>>>

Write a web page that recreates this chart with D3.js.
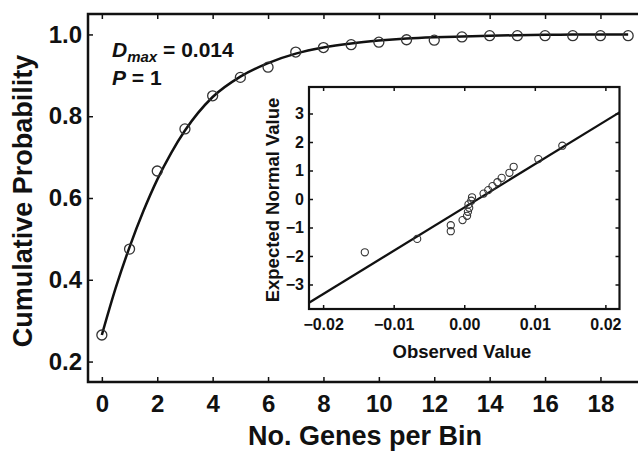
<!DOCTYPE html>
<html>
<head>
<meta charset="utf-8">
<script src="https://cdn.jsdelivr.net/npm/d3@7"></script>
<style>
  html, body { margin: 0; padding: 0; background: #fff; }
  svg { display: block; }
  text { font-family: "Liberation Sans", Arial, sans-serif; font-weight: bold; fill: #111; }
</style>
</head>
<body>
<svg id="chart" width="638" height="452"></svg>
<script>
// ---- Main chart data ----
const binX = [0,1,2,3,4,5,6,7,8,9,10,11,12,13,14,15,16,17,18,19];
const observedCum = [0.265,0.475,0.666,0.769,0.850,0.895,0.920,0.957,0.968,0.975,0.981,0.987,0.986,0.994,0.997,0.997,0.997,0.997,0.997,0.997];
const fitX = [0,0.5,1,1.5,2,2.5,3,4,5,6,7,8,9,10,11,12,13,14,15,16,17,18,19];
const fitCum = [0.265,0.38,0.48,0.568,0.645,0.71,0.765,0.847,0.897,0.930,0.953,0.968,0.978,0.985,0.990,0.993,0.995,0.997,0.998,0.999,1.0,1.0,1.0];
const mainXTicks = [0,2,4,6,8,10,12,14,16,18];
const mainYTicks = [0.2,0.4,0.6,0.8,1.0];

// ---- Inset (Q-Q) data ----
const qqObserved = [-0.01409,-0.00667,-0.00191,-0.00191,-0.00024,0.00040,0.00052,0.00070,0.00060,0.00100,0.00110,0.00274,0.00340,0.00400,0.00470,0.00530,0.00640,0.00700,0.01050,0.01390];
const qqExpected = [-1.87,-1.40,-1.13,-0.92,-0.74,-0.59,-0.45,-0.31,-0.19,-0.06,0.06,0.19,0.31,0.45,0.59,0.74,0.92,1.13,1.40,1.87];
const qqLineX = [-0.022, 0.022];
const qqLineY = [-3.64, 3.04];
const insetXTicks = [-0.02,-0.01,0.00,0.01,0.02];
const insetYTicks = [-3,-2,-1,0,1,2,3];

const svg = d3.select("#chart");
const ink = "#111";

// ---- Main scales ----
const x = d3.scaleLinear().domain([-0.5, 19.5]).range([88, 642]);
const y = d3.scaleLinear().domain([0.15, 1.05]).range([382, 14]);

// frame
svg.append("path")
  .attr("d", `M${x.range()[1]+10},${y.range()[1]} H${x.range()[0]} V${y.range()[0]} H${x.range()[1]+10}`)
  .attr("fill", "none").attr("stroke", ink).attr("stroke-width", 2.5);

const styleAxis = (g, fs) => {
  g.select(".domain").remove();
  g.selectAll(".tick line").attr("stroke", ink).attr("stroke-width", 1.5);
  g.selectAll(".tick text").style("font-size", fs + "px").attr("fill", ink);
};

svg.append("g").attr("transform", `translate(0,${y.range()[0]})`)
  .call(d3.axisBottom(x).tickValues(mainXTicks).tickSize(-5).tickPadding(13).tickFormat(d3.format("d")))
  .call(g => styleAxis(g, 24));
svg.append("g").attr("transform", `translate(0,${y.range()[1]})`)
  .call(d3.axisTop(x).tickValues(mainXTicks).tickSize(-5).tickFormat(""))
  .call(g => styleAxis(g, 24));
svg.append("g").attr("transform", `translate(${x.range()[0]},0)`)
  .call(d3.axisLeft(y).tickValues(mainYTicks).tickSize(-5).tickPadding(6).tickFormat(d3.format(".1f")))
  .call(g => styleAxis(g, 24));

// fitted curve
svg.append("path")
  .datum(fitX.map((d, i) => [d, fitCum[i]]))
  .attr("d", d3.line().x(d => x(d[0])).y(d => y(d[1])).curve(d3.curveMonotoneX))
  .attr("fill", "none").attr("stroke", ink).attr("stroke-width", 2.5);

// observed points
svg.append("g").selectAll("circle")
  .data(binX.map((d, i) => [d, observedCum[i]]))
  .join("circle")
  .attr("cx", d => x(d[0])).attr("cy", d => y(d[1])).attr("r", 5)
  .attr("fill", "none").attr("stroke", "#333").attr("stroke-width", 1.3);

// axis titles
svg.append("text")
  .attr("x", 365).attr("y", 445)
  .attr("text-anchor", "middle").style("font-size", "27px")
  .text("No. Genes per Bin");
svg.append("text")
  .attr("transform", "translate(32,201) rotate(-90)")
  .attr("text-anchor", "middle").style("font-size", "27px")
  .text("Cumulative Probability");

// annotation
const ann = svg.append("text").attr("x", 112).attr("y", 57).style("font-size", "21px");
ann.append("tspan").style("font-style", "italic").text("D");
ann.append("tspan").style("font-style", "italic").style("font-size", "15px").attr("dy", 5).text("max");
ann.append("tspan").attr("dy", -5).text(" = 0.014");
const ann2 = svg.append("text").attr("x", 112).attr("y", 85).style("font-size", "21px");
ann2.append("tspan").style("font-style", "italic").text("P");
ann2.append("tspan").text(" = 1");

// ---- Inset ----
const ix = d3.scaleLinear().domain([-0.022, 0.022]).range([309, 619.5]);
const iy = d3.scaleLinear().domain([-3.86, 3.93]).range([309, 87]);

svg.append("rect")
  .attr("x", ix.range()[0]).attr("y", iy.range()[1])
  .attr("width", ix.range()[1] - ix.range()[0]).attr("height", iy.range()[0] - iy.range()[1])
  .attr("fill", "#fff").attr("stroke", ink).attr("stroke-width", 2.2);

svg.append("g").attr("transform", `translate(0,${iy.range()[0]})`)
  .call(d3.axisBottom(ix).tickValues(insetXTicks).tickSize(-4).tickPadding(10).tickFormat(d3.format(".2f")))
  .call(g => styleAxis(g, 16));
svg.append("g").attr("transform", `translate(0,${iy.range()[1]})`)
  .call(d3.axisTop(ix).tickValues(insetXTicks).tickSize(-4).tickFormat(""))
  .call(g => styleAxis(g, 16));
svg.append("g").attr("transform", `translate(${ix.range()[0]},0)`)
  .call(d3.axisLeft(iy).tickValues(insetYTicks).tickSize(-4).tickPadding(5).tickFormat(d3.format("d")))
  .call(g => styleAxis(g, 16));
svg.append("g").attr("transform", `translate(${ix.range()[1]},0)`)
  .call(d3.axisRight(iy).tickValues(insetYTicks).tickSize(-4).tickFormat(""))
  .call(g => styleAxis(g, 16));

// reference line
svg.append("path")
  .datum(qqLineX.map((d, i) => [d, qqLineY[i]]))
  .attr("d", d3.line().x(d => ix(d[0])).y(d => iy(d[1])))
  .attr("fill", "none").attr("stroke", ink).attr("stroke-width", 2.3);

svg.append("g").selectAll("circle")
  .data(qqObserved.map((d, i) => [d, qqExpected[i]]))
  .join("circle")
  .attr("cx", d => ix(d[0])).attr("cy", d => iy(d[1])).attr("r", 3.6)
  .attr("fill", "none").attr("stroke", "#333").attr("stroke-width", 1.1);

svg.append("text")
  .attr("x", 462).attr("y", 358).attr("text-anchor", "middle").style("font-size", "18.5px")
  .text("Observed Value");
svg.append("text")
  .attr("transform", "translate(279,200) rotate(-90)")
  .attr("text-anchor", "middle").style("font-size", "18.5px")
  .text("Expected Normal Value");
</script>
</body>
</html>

<<<

## What is needed
Copy out the data above exactly, except the pictures.

## Answer for this exercise
Write a web page that recreates this chart with D3.js.
<!DOCTYPE html>
<html>
<head>
<meta charset="utf-8">
<script src="https://cdn.jsdelivr.net/npm/d3@7"></script>
<style>
  html, body { margin: 0; padding: 0; background: #fff; }
  svg { display: block; }
  text { font-family: "Liberation Sans", Arial, sans-serif; font-weight: bold; fill: #111; }
</style>
</head>
<body>
<svg id="chart" width="638" height="452"></svg>
<script>
// ---- Main chart data ----
const binX = [0,1,2,3,4,5,6,7,8,9,10,11,12,13,14,15,16,17,18,19];
const observedCum = [0.265,0.475,0.666,0.769,0.850,0.895,0.920,0.957,0.968,0.975,0.981,0.987,0.986,0.994,0.997,0.997,0.997,0.997,0.997,0.997];
const fitX = [0,0.5,1,1.5,2,2.5,3,4,5,6,7,8,9,10,11,12,13,14,15,16,17,18,19];
const fitCum = [0.265,0.38,0.48,0.568,0.645,0.71,0.765,0.847,0.897,0.930,0.953,0.968,0.978,0.985,0.990,0.993,0.995,0.997,0.998,0.999,1.0,1.0,1.0];
const mainXTicks = [0,2,4,6,8,10,12,14,16,18];
const mainYTicks = [0.2,0.4,0.6,0.8,1.0];

// ---- Inset (Q-Q) data ----
const qqObserved = [-0.01409,-0.00667,-0.00191,-0.00191,-0.00024,0.00040,0.00052,0.00070,0.00060,0.00100,0.00110,0.00274,0.00340,0.00400,0.00470,0.00530,0.00640,0.00700,0.01050,0.01390];
const qqExpected = [-1.87,-1.40,-1.13,-0.92,-0.74,-0.59,-0.45,-0.31,-0.19,-0.06,0.06,0.19,0.31,0.45,0.59,0.74,0.92,1.13,1.40,1.87];
const qqLineX = [-0.022, 0.022];
const qqLineY = [-3.64, 3.04];
const insetXTicks = [-0.02,-0.01,0.00,0.01,0.02];
const insetYTicks = [-3,-2,-1,0,1,2,3];

const svg = d3.select("#chart");
const ink = "#111";

// ---- Main scales ----
const x = d3.scaleLinear().domain([-0.5, 19.5]).range([88, 642]);
const y = d3.scaleLinear().domain([0.15, 1.05]).range([382, 14]);

// frame
svg.append("path")
  .attr("d", `M${x.range()[1]+10},${y.range()[1]} H${x.range()[0]} V${y.range()[0]} H${x.range()[1]+10}`)
  .attr("fill", "none").attr("stroke", ink).attr("stroke-width", 2.5);

const styleAxis = (g, fs) => {
  g.select(".domain").remove();
  g.selectAll(".tick line").attr("stroke", ink).attr("stroke-width", 1.5);
  g.selectAll(".tick text").style("font-size", fs + "px").attr("fill", ink);
};

svg.append("g").attr("transform", `translate(0,${y.range()[0]})`)
  .call(d3.axisBottom(x).tickValues(mainXTicks).tickSize(-5).tickPadding(13).tickFormat(d3.format("d")))
  .call(g => styleAxis(g, 24));
svg.append("g").attr("transform", `translate(0,${y.range()[1]})`)
  .call(d3.axisTop(x).tickValues(mainXTicks).tickSize(-5).tickFormat(""))
  .call(g => styleAxis(g, 24));
svg.append("g").attr("transform", `translate(${x.range()[0]},0)`)
  .call(d3.axisLeft(y).tickValues(mainYTicks).tickSize(-5).tickPadding(6).tickFormat(d3.format(".1f")))
  .call(g => styleAxis(g, 24));

// fitted curve
svg.append("path")
  .datum(fitX.map((d, i) => [d, fitCum[i]]))
  .attr("d", d3.line().x(d => x(d[0])).y(d => y(d[1])).curve(d3.curveMonotoneX))
  .attr("fill", "none").attr("stroke", ink).attr("stroke-width", 2.5);

// observed points
svg.append("g").selectAll("circle")
  .data(binX.map((d, i) => [d, observedCum[i]]))
  .join("circle")
  .attr("cx", d => x(d[0])).attr("cy", d => y(d[1])).attr("r", 5)
  .attr("fill", "none").attr("stroke", "#333").attr("stroke-width", 1.3);

// axis titles
svg.append("text")
  .attr("x", 365).attr("y", 445)
  .attr("text-anchor", "middle").style("font-size", "27px")
  .text("No. Genes per Bin");
svg.append("text")
  .attr("transform", "translate(32,201) rotate(-90)")
  .attr("text-anchor", "middle").style("font-size", "27px")
  .text("Cumulative Probability");

// annotation
const ann = svg.append("text").attr("x", 112).attr("y", 57).style("font-size", "21px");
ann.append("tspan").style("font-style", "italic").text("D");
ann.append("tspan").style("font-style", "italic").style("font-size", "15px").attr("dy", 5).text("max");
ann.append("tspan").attr("dy", -5).text(" = 0.014");
const ann2 = svg.append("text").attr("x", 112).attr("y", 85).style("font-size", "21px");
ann2.append("tspan").style("font-style", "italic").text("P");
ann2.append("tspan").text(" = 1");

// ---- Inset ----
const ix = d3.scaleLinear().domain([-0.022, 0.022]).range([309, 619.5]);
const iy = d3.scaleLinear().domain([-3.86, 3.93]).range([309, 87]);

svg.append("rect")
  .attr("x", ix.range()[0]).attr("y", iy.range()[1])
  .attr("width", ix.range()[1] - ix.range()[0]).attr("height", iy.range()[0] - iy.range()[1])
  .attr("fill", "#fff").attr("stroke", ink).attr("stroke-width", 2.2);

svg.append("g").attr("transform", `translate(0,${iy.range()[0]})`)
  .call(d3.axisBottom(ix).tickValues(insetXTicks).tickSize(-4).tickPadding(10).tickFormat(d3.format(".2f")))
  .call(g => styleAxis(g, 16));
svg.append("g").attr("transform", `translate(0,${iy.range()[1]})`)
  .call(d3.axisTop(ix).tickValues(insetXTicks).tickSize(-4).tickFormat(""))
  .call(g => styleAxis(g, 16));
svg.append("g").attr("transform", `translate(${ix.range()[0]},0)`)
  .call(d3.axisLeft(iy).tickValues(insetYTicks).tickSize(-4).tickPadding(5).tickFormat(d3.format("d")))
  .call(g => styleAxis(g, 16));
svg.append("g").attr("transform", `translate(${ix.range()[1]},0)`)
  .call(d3.axisRight(iy).tickValues(insetYTicks).tickSize(-4).tickFormat(""))
  .call(g => styleAxis(g, 16));

// reference line
svg.append("path")
  .datum(qqLineX.map((d, i) => [d, qqLineY[i]]))
  .attr("d", d3.line().x(d => ix(d[0])).y(d => iy(d[1])))
  .attr("fill", "none").attr("stroke", ink).attr("stroke-width", 2.3);

svg.append("g").selectAll("circle")
  .data(qqObserved.map((d, i) => [d, qqExpected[i]]))
  .join("circle")
  .attr("cx", d => ix(d[0])).attr("cy", d => iy(d[1])).attr("r", 3.6)
  .attr("fill", "none").attr("stroke", "#333").attr("stroke-width", 1.1);

svg.append("text")
  .attr("x", 462).attr("y", 358).attr("text-anchor", "middle").style("font-size", "18.5px")
  .text("Observed Value");
svg.append("text")
  .attr("transform", "translate(279,200) rotate(-90)")
  .attr("text-anchor", "middle").style("font-size", "18.5px")
  .text("Expected Normal Value");
</script>
</body>
</html>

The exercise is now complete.